Certains chercheurs invitent donc à un rejet pur et simple du tourisme de masse et plaident pour une réinvention du secteur. En d'autres termes, sortir de la logique du "toujours plus" pour embrasser un modèle plus durable, respectueux de l'environnement et des résidents. Plusieurs pistes existent, explique-t-on encore dans The Conversation : d'abord, privilégier le tourisme de proximité. Ensuite, placer les habitants au cœur du système touristique pour qu'ils puissent davantage en définir les limites. Enfin, encourager le développement d'un tourisme alternatif à contre-courant de celui proposé par les tour-opérateurs, en proposant des offres compatibles avec les valeurs environnementales et sociétales de la région d'accueil.

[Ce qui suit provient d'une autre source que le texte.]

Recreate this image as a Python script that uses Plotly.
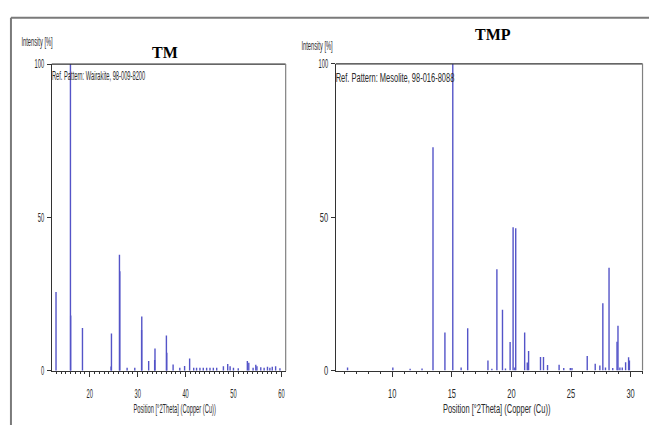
import plotly.graph_objects as go

# Reference stick patterns: peak position (deg 2-theta) and relative intensity (%)
tm_pos = [12.96, 15.97, 16.02, 18.48, 24.45, 24.53, 26.20, 26.28, 27.8, 29.4,
          30.82, 30.86, 32.3, 33.55, 33.62, 36.0, 36.08, 37.4, 38.8, 39.8,
          40.85, 41.7, 42.3, 43.0, 43.7, 44.4, 45.1, 45.8, 46.5, 47.9,
          48.8, 49.3, 50.0, 51.0, 52.9, 53.2, 54.1, 54.66, 54.9, 55.7,
          56.4, 57.1, 57.6, 58.1, 58.8, 59.7]
tm_int = [25.7, 100, 18.0, 14.0, 1.4, 12.2, 37.8, 32.5, 1.0, 1.0,
          13.3, 17.7, 3.2, 3.5, 7.3, 11.5, 5.9, 2.1, 1.0, 1.6,
          4.0, 1.0, 1.0, 1.0, 1.0, 1.0, 1.0, 1.0, 1.0, 1.5,
          2.2, 1.5, 1.0, 0.8, 3.2, 2.6, 1.0, 2.0, 1.5, 1.2,
          1.0, 1.3, 1.0, 1.3, 1.5, 0.8]

tmp_pos = [6.25, 10.05, 11.5, 12.5, 13.42, 14.42, 15.08, 15.78, 16.33, 18.03,
           18.36, 18.78, 19.25, 19.5, 19.89, 20.14, 20.28, 20.36, 21.11, 21.33,
           21.44, 22.44, 22.69, 23.03, 24.0, 24.39, 24.94, 25.08, 26.36, 27.03,
           27.42, 27.67, 27.89, 28.19, 28.5, 28.86, 28.94, 29.1, 29.3, 29.58,
           29.83, 29.9]
tmp_int = [1.0, 1.0, 0.6, 0.7, 72.8, 12.4, 100, 1.0, 13.8, 3.3,
           0.6, 33.0, 19.8, 0.7, 9.3, 46.7, 1.0, 46.4, 12.4, 2.6,
           6.4, 4.4, 4.4, 1.8, 1.9, 0.8, 0.8, 0.8, 4.7, 2.2,
           1.6, 21.9, 1.0, 33.5, 0.8, 9.4, 14.6, 1.0, 1.0, 2.7,
           4.3, 3.3]

W, H = 652, 432
STICK = "#5454c8"
FRAME_DARK = "#333333"
FRAME_GRAY = "#808080"
SANS = "Liberation Sans, Arial, sans-serif"
TICK_FONT = dict(family=SANS, size=12.5, color="#2a2a2a")
LABEL_FONT = dict(family=SANS, size=12.5, color="#2a2a2a")


def px(x):
    return x / W


def py(y):
    return 1 - y / H


def sticks(pos, inten):
    xs, ys = [], []
    for p, v in zip(pos, inten):
        xs += [p, p, None]
        ys += [0, v, None]
    return xs, ys


fig = go.Figure()

x1, y1 = sticks(tm_pos, tm_int)
fig.add_trace(go.Scatter(x=x1, y=y1, mode="lines", line=dict(color=STICK, width=1.4),
                         xaxis="x", yaxis="y", hoverinfo="skip", showlegend=False))
x2, y2 = sticks(tmp_pos, tmp_int)
fig.add_trace(go.Scatter(x=x2, y=y2, mode="lines", line=dict(color=STICK, width=1.4),
                         xaxis="x2", yaxis="y2", hoverinfo="skip", showlegend=False))

common_x = dict(showgrid=False, zeroline=False, showline=True, linecolor=FRAME_DARK, linewidth=1.2,
                ticks="outside", ticklen=5, tickcolor=FRAME_DARK, tickfont=TICK_FONT,
                ticklabelstandoff=6,
                minor=dict(ticks="outside", ticklen=2, tickcolor=FRAME_DARK, dtick=1))
common_y = dict(showgrid=False, zeroline=False, showline=True, linecolor=FRAME_DARK, linewidth=1.2,
                ticks="outside", ticklen=4, tickcolor=FRAME_DARK, tickfont=TICK_FONT,
                tickvals=[0, 50, 100], range=[0, 100])

fig.update_layout(
    width=W, height=H, autosize=False,
    margin=dict(l=0, r=0, t=0, b=0),
    paper_bgcolor="white", plot_bgcolor="white",
    xaxis=dict(domain=[px(52), px(287)], range=[12.07, 60.9], anchor="y",
               tickvals=[20, 30, 40, 50, 60], **common_x),
    yaxis=dict(domain=[py(376), py(59)], anchor="x", **common_y),
    xaxis2=dict(domain=[px(337.3), px(645.5)], range=[5.26, 31.0], anchor="y2",
                tickvals=[10, 15, 20, 25, 30], **common_x),
    yaxis2=dict(domain=[py(375.7), py(58.7)], anchor="x2", **common_y),
)

shapes = []
# Top and right sides of each plot frame
for xr, yr in (("x domain", "y domain"), ("x2 domain", "y2 domain")):
    shapes.append(dict(type="line", xref=xr, yref=yr, x0=0, x1=1, y0=1, y1=1,
                       line=dict(color=FRAME_DARK, width=1.2)))
    shapes.append(dict(type="line", xref=xr, yref=yr, x0=1, x1=1, y0=0, y1=1,
                       line=dict(color=FRAME_GRAY, width=1.2)))
# Outer page border (top and left)
shapes.append(dict(type="line", xref="paper", yref="paper", x0=px(11), x1=1, y0=py(11), y1=py(11),
                   line=dict(color="#7a7a7a", width=2)))
shapes.append(dict(type="line", xref="paper", yref="paper", x0=px(11), x1=px(11), y0=py(11), y1=0,
                   line=dict(color="#7a7a7a", width=2)))
fig.update_layout(shapes=shapes)

ann = [
    dict(text="<b>TM</b>", x=px(166), y=py(47), font=dict(family="Liberation Serif", size=16, color="black")),
    dict(text="<b>TMP</b>", x=px(495), y=py(28), font=dict(family="Liberation Serif", size=16, color="black")),
    dict(text="Intensity [%]", x=px(37.5), y=py(36), font=LABEL_FONT),
    dict(text="Intensity [%]", x=px(318), y=py(40), font=LABEL_FONT),
    dict(text="Ref. Pattern: Wairakite, 98-009-8200", x=px(99), y=py(71), font=LABEL_FONT),
    dict(text="Ref. Pattern: Mesolite, 98-016-8088", x=px(396.5), y=py(73), font=LABEL_FONT),
    dict(text="Position [°2Theta] (Copper (Cu))", x=px(175.5), y=py(415), font=LABEL_FONT),
    dict(text="Position [°2Theta] (Copper (Cu))", x=px(499), y=py(415), font=LABEL_FONT),
]
for a in ann:
    a.update(xref="paper", yref="paper", xanchor="center", yanchor="middle", showarrow=False)
fig.update_layout(annotations=ann)

# The instrument software prints its labels in a narrow face: squeeze the sans-serif
# labels horizontally about their anchor (left panel narrower than right panel).
condense = """
var gd = document.getElementById('{plot_id}');
var sel = '.xtick text, .ytick text, .x2tick text, .y2tick text, .annotation-text';
gd.querySelectorAll(sel).forEach(function (t) {
  var s = t.textContent;
  if (s === 'TM' || s === 'TMP') { return; }
  var r = t.getBoundingClientRect();
  var k = (r.left + r.width / 2) < 326 ? 0.46 : 0.6;
  var b = t.getBBox();
  var anchor = t.getAttribute('text-anchor') || 'start';
  var ax = anchor === 'middle' ? b.x + b.width / 2 : (anchor === 'end' ? b.x + b.width : b.x);
  var old = t.getAttribute('transform') || '';
  t.setAttribute('transform', old + ' translate(' + ax + ',0) scale(' + k + ',1) translate(' + (-ax) + ',0)');
});
"""

fig.write_html("out.html", post_script=condense)
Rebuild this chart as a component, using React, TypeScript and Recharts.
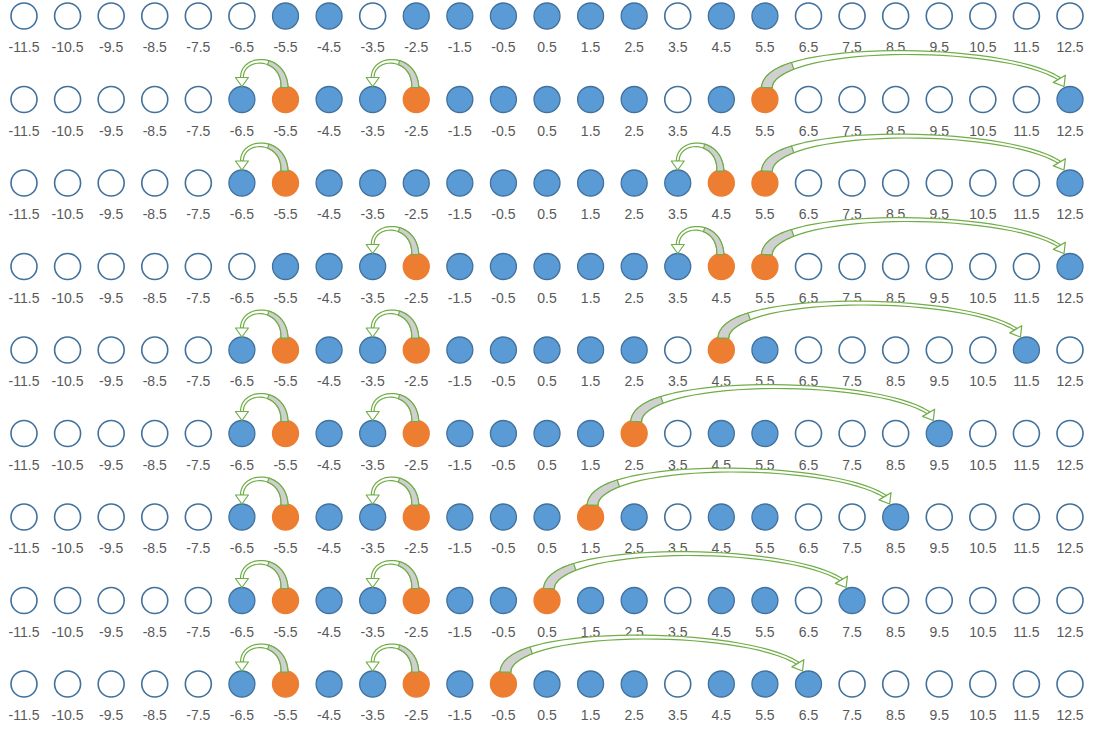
import { ScatterChart, Scatter, XAxis, YAxis } from 'recharts';

// positions along the line, one circle per position
const POSITIONS = [
  -11.5, -10.5, -9.5, -8.5, -7.5, -6.5, -5.5, -4.5, -3.5, -2.5, -1.5, -0.5,
  0.5, 1.5, 2.5, 3.5, 4.5, 5.5, 6.5, 7.5, 8.5, 9.5, 10.5, 11.5, 12.5,
];

const TICK_LABELS = [
  '-11.5', '-10.5', '-9.5', '-8.5', '-7.5', '-6.5', '-5.5', '-4.5', '-3.5', '-2.5', '-1.5', '-0.5',
  '0.5', '1.5', '2.5', '3.5', '4.5', '5.5', '6.5', '7.5', '8.5', '9.5', '10.5', '11.5', '12.5',
];

// W = empty, B = blue, O = orange (one letter per position)
const ROW_1 = 'WWWWWWBBWBBBBBBWBBWWWWWWW';
const ROW_2 = 'WWWWWBOBBOBBBBBWBOWWWWWWB';
const ROW_3 = 'WWWWWBOBBBBBBBBBOOWWWWWWB';
const ROW_4 = 'WWWWWWBBBOBBBBBBOOWWWWWWB';
const ROW_5 = 'WWWWWBOBBOBBBBBWOBWWWWWBW';
const ROW_6 = 'WWWWWBOBBOBBBBOWBBWWWBWWW';
const ROW_7 = 'WWWWWBOBBOBBBOBWBBWWBWWWW';
const ROW_8 = 'WWWWWBOBBOBBOBBWBBWBWWWWW';
const ROW_9 = 'WWWWWBOBBOBOBBBWBBBWWWWWW';

const ROWS = [ROW_1, ROW_2, ROW_3, ROW_4, ROW_5, ROW_6, ROW_7, ROW_8, ROW_9];

// [row index, from position, to position]
const MOVES: [number, number, number][] = [
  [1, -5.5, -6.5], [1, -2.5, -3.5], [1, 5.5, 12.5],
  [2, -5.5, -6.5], [2, 4.5, 3.5], [2, 5.5, 12.5],
  [3, -2.5, -3.5], [3, 4.5, 3.5], [3, 5.5, 12.5],
  [4, -5.5, -6.5], [4, -2.5, -3.5], [4, 4.5, 11.5],
  [5, -5.5, -6.5], [5, -2.5, -3.5], [5, 2.5, 9.5],
  [6, -5.5, -6.5], [6, -2.5, -3.5], [6, 1.5, 8.5],
  [7, -5.5, -6.5], [7, -2.5, -3.5], [7, 0.5, 7.5],
  [8, -5.5, -6.5], [8, -2.5, -3.5], [8, -0.5, 6.5],
];

const FILLS: Record<string, string> = { W: '#ffffff', B: '#5b9bd5', O: '#ed7d31' };
const STROKES: Record<string, string> = { W: '#41719c', B: '#41719c', O: '#ed7d31' };
const GREEN = '#70ad47';
const R = 13;

const circleData = ROWS.flatMap((row, r) =>
  row.split('').map((s, i) => ({ x: POSITIONS[i], y: r, state: s, label: TICK_LABELS[i] }))
);

type Pt = { x: number; y: number };

function bez(p0: Pt, p1: Pt, p2: Pt, p3: Pt, t: number): Pt {
  const u = 1 - t;
  return {
    x: u * u * u * p0.x + 3 * u * u * t * p1.x + 3 * u * t * t * p2.x + t * t * t * p3.x,
    y: u * u * u * p0.y + 3 * u * u * t * p1.y + 3 * u * t * t * p2.y + t * t * t * p3.y,
  };
}

function bezD(p0: Pt, p1: Pt, p2: Pt, p3: Pt, t: number): Pt {
  const u = 1 - t;
  return {
    x: 3 * u * u * (p1.x - p0.x) + 6 * u * t * (p2.x - p1.x) + 3 * t * t * (p3.x - p2.x),
    y: 3 * u * u * (p1.y - p0.y) + 6 * u * t * (p2.y - p1.y) + 3 * t * t * (p3.y - p2.y),
  };
}

function ribbon(c: Pt[], w0: number, w1: number, pw: number, t0: number, t1: number) {
  const left: string[] = [];
  const right: string[] = [];
  const n = 32;
  for (let i = 0; i <= n; i++) {
    const t = t0 + ((t1 - t0) * i) / n;
    const p = bez(c[0], c[1], c[2], c[3], t);
    const d = bezD(c[0], c[1], c[2], c[3], t);
    const len = Math.hypot(d.x, d.y) || 1;
    const nx = -d.y / len;
    const ny = d.x / len;
    const w = (w1 + (w0 - w1) * Math.pow(1 - t, pw)) / 2;
    left.push(`${(p.x + nx * w).toFixed(2)},${(p.y + ny * w).toFixed(2)}`);
    right.push(`${(p.x - nx * w).toFixed(2)},${(p.y - ny * w).toFixed(2)}`);
  }
  return 'M' + left.join('L') + 'L' + right.reverse().join('L') + 'Z';
}

function MoveArrow(props: any) {
  const pts = props.points;
  if (!pts || pts.length < 2) return null;
  const sx = pts[0].x;
  const tx = pts[1].x;
  const top = pts[0].y - R;
  const short = Math.abs(tx - sx) < 80;

  let ctrl: Pt[];
  let tip: Pt;
  let u: Pt;
  let w0: number, w1: number, pw: number, grayEnd: number, headLen: number, headHalf: number;

  if (short) {
    tip = { x: tx, y: top };
    headLen = 9;
    headHalf = 6.5;
    u = { x: 0, y: 1 };
    const neck = { x: tip.x, y: tip.y - headLen };
    ctrl = [
      { x: sx - 1, y: top + 1 },
      { x: sx - 1, y: top - 32 },
      { x: neck.x, y: top - 32 },
      neck,
    ];
    w0 = 7; w1 = 2.8; pw = 2; grayEnd = 0.42;
  } else {
    const D = tx - sx;
    tip = { x: tx - 6, y: top };
    headLen = 9;
    headHalf = 7;
    const l = Math.hypot(0.6, 1);
    u = { x: 0.6 / l, y: 1 / l };
    const neck = { x: tip.x - u.x * headLen, y: tip.y - u.y * headLen };
    ctrl = [
      { x: sx + 2, y: top + 1 },
      { x: sx + 4, y: top - 44 },
      { x: tx - 0.22 * D, y: top - 44 },
      neck,
    ];
    w0 = 11; w1 = 3; pw = 3; grayEnd = 0.2;
  }

  const neck = ctrl[3];
  const nx = -u.y;
  const ny = u.x;
  const head = `M${neck.x + nx * headHalf},${neck.y + ny * headHalf}L${tip.x},${tip.y}L${neck.x - nx * headHalf},${neck.y - ny * headHalf}Z`;

  return (
    <g>
      <path d={ribbon(ctrl, w0, w1, pw, 0, 1)} fill="#ffffff" stroke={GREEN} strokeWidth={1.2} strokeLinejoin="round" />
      <path d={ribbon(ctrl, w0, w1, pw, 0, grayEnd)} fill="#d0d0d0" stroke={GREEN} strokeWidth={1.2} strokeLinejoin="round" />
      <path d={head} fill="#ffffff" stroke={GREEN} strokeWidth={1.2} strokeLinejoin="round" />
    </g>
  );
}

function Marble(props: any) {
  const { cx, cy, payload } = props;
  const s = payload.state;
  return (
    <g>
      <circle cx={cx} cy={cy} r={R} fill={FILLS[s]} stroke={STROKES[s]} strokeWidth={s === 'W' ? 1.6 : 1.3} />
      <text
        x={cx}
        y={cy + 36}
        textAnchor="middle"
        fill="#595959"
        fontSize={14}
        fontFamily="'Liberation Sans', Arial, sans-serif"
      >
        {payload.label}
      </text>
    </g>
  );
}

const NoDot = () => <g />;

export default function App() {
  return (
    <div style={{ position: 'absolute', left: 0, top: 0, background: '#ffffff' }}>
      <ScatterChart width={1097} height={732} margin={{ top: 16, right: 27, bottom: 48, left: 24 }}>
        <XAxis type="number" dataKey="x" domain={[-11.5, 12.5]} hide />
        <YAxis type="number" dataKey="y" domain={[0, 8]} reversed hide />
        <Scatter data={circleData} shape={<Marble />} isAnimationActive={false} />
        {MOVES.map(([row, from, to], i) => (
          <Scatter
            key={`move-${i}`}
            data={[{ x: from, y: row }, { x: to, y: row }]}
            shape={NoDot}
            line={(p: any) => <MoveArrow {...p} />}
            lineType="joint"
            isAnimationActive={false}
          />
        ))}
      </ScatterChart>
    </div>
  );
}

Pas question ici d'ôter le pain de la bouche du secteur, mais de "dé-capitaliser" certaines pratiques quand c'est possible : le "Wwoofing" met en contact les visiteurs avec les agriculteurs bio d’une région auxquels ils donnent un coup de main en échange du gîte et du couvert ; les guides touristiques locaux bénévoles, les "greeters", proposent des visites guidées gratuites hors des sentiers battus… Des initiatives qui invitent à mettre un visage tant sur le touriste que l'habitant, à apprendre tout en créant du lien, à se mettre "dans la peau de l'autre" le temps d'un séjour. Bref, à mieux comprendre pour mieux respecter.